Tuesday, June 9, 2020

A new leaf insect: Phyllium levantos

Leaf insects (family Phyliidae) literally look like leaves. The resemblance is so perfect (including structures that mimic bite marks in some species) that predators can't distinguish them from real leaves. These animals have a very particular walk. They rock back and forth, thereby mimicking a leaf moved by the wind. This behaviour has given them the name dancing leaf insects.

The new species was found on Papua New Guinea and these animals are so rarely found the authors named them after Lelantos, the Greek minor Titan of moving unseen.

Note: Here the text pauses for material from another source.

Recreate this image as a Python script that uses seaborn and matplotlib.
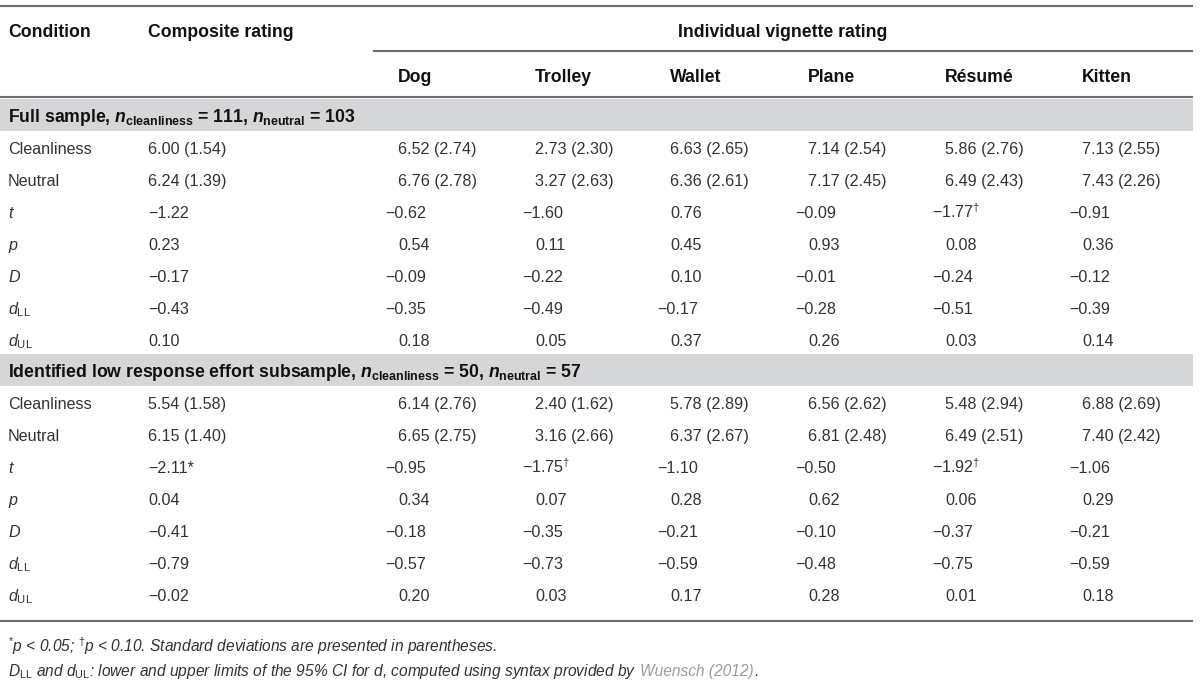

For the experts: A new subgenus, Walaphyllium subgen. nov., is described within Phyllium Illiger, 1798 to accommodate three leaf insect species. One of the species included is newly described herein as Phyllium (Walaphyllium) lelantos sp. nov. from Papua New Guinea. This new subgenus of Phyllium can be diagnosed by a following combination of features. This new species is compared to the two additional new subgenus members, Phyllium zomproi Größer, 2001 and Phyllium monteithi Brock & Hasenpusch, 2003. Also for the first time the male morphology of Phyllium zomproi is described and illustrated. To conclude, a brief biogeographical view of the leaf insects on either side of the Torres Strait is presented, as well as a key to species and a distribution map to the known species of Phyllium (Walaphyllium) subgen. nov.